I signed up kbin.social but have since decided to go all in on Lemmy. I’ve tried all day to delete my account on kbin but it won’t let me. Once I click the delete confirmation pop up it simply reloads the feed and keeps your account.
Be warned. Currently you have no control over your data there. I think that settles it for me. I won’t be using that service again.
A few years ago the plain text passwords would show up in the logs. That has been changed since then, but a malicious instance admin can easily revert this change and keep a log of plaintext passwords.
A developer explained to me that adding client-side hashing would be problematic because different clients might do the hashing in different ways, and that the desired solution is to add OAuth at some point. There is also a bit more discussion about this in that thread: https://lemmy.ml/comment/97830
I lack the technical knowledge in client-side hashing to explain why this is the case, but as far as I can tell client-side hashing is not common at all. The standard is to hash the passwords server-side.

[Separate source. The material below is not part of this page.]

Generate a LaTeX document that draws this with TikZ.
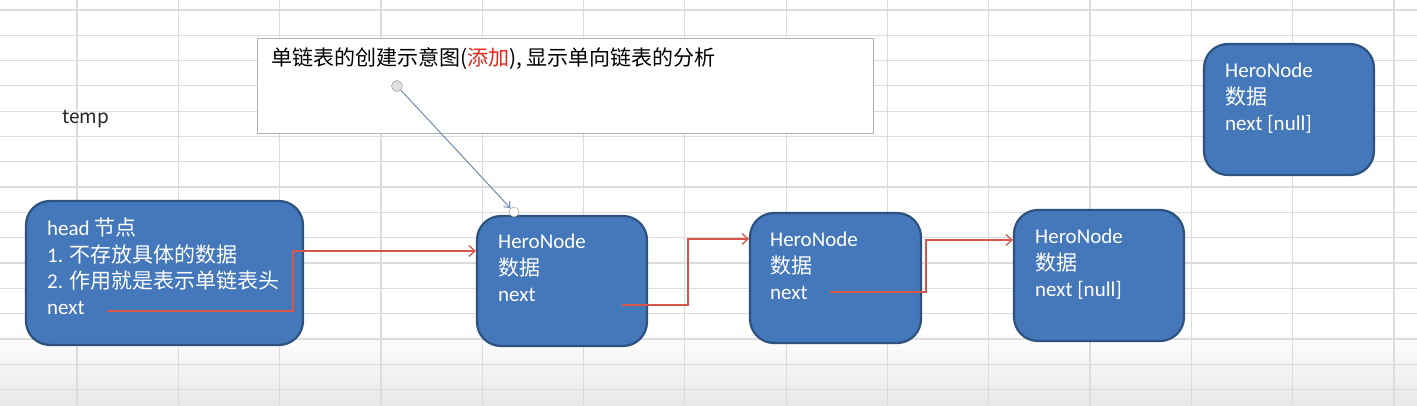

I do think that it is important to be aware of what a malicious instance admin can potentially do: they can log your plain-text password, see your e-mail and correlate it to your IP, look at what posts you like/dislike, and read your non-encrypted private messages. But these are not “Lemmy” problems, as these are general issues when it comes to trusting the servers of the sites that you create an account in.
An important benefit of Lemmy is that you can actually set up your own server or use the server of someone who you really trust, and you can use it to interact with the rest of the instances. It is also possible to create an account without providing an e-mail, a phone number is not required, and you can usually access instances via a VPN or Tor. These are not a common luxuries when it comes to other sites.
Using unsafe passwords is dangerous in a lemmy instance, but it is dangerous anywhere.